_What you are asked to do_
Report every line from the material that contains the word "seaborn".

_Data lines_
+ + +

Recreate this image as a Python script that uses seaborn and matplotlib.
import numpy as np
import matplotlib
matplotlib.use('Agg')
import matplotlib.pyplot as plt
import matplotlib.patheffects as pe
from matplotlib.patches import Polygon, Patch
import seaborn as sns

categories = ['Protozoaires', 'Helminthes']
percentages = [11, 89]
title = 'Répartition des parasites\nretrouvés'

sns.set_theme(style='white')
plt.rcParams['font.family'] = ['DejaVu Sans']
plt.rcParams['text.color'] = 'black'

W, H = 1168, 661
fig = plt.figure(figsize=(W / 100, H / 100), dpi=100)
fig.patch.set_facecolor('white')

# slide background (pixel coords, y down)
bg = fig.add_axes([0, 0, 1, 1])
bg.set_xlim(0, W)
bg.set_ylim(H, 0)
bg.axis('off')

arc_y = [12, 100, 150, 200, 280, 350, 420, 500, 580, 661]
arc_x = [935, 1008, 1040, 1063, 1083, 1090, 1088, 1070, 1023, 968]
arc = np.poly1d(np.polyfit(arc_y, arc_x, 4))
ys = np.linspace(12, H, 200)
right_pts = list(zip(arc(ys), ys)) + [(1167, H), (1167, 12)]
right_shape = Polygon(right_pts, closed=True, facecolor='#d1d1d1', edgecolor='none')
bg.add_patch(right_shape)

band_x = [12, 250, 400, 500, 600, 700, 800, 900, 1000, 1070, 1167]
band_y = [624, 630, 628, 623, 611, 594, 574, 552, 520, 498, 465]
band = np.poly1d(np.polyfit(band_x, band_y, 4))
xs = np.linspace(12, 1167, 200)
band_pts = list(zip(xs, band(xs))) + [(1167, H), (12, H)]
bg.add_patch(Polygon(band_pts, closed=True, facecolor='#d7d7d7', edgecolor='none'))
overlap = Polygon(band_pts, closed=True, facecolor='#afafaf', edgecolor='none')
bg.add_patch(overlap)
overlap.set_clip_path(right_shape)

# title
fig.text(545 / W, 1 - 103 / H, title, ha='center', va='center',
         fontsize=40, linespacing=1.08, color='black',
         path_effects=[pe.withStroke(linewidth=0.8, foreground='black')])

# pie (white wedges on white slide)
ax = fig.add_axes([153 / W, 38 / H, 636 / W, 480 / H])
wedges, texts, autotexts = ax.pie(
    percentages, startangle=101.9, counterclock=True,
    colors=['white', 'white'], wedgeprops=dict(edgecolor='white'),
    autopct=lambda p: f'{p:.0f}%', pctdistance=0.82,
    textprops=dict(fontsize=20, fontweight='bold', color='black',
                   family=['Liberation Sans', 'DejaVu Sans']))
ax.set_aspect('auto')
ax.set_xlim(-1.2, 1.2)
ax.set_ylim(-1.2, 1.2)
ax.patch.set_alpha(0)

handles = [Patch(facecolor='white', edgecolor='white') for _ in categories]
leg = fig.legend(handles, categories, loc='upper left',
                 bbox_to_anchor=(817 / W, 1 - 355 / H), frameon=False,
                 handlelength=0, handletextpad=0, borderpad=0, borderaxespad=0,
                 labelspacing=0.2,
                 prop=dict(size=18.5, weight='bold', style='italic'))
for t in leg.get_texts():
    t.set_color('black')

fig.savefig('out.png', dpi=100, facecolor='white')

+ + +

_Exercise solution_
Recreate this image as a Python script that uses seaborn and matplotlib.
import seaborn as sns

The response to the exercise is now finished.